Photo credit: Wellcome Trust

William Harvey, the personal physician of King Charles I and examiner of blood circulation, believed so much in meditation that he took it to extreme levels. He only meditated in total darkness and quietness due to his belief that it improved analytical reasoning.

He also maintained a special flat strictly for meditation at his London home as well as a purposely dug underground cave for the same purpose at his Combe, Oxfordshire. Harvey often traveled to the cave in the summer. He would spend hours away from noise and sunlight just so he could meditate.

4 Stonewall Jackson

Stonewall Jackson

Photo credit: David Bendann

Confederate US Civil War general Stonewall Jackson always moved around with one of his arms raised high up in the air. He believed that one half of his body was heavier than the other and that raising an arm would transfer blood from the raised arm to other parts of his body and balance his weight.

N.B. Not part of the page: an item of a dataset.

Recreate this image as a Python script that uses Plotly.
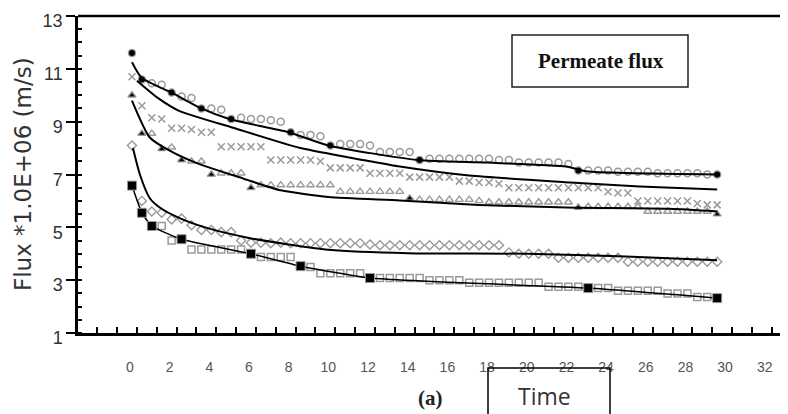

Some sources also claim that believed his arms were of unequal length, so he raised one arm up to stop people from comparing it to his other arm.

The raised arm was shot during the First Battle of Bull Run and shot again during the Battle of Chancellorsville. It was amputated after the second time and buried in its own grave.

3 William The Conqueror

William the Conqueror

Photo via Wikimedia

William the Conqueror, the first Norman king of England, gained so much weight after he became king that his horse had problem carrying him and the king of France often teased him. This forced him to go on a strict weight loss diet that allowed no food or drink except alcohol.

Whether William’s diet worked remains unclear, since he fell off his horse and died the same year he began the diet. No one knows whether he was tipsy or simply gained more weight, which the horse could not bear. Either way, his corpse was so big that it could not fit into its coffin, and it was decomposed so badly that its stench filled the church.

2 Nikola Tesla


Photo via Wikimedia

Inventor Nikola Tesla hated pearls so much that he refused to associate himself with women who wore them. He even once sent his secretary back home for wearing pearl jewelry. He was also obsessed with the number three and loved doing or having things in threes or multiples of three.

He liked to walk around a block three times before entering a building and used 18 napkins to clean his dishware and cups every night. In a bizarre twist of fate, he died in room 3327 on the 33rd floor of an hotel three days before his 87th birthday.

1 Henry Cavendish

Henry Cavendish

Photo credit: George Wilson

Henry Cavendish, an 18th-century British chemist and physicist, was so shy that he avoided contact with people, including his maids. He only communicated to his maids via letters and constructed a second stairway for personal use after meeting one of them on the stairs. He was so secluded that his neighbors believed him to be abnormal, and they only changed their views after he saved a woman from being killed by a cow.

He rarely left the house except when he wanted to attend science association meetings and never received guests except for members of the science associations that he belonged to. And for some reason, he was in the habit of serving them mutton and nothing else. Cavendish’s shyness was one of the reasons that he avoided going into politics, an act which angered his father, who responded by slashing his allowance.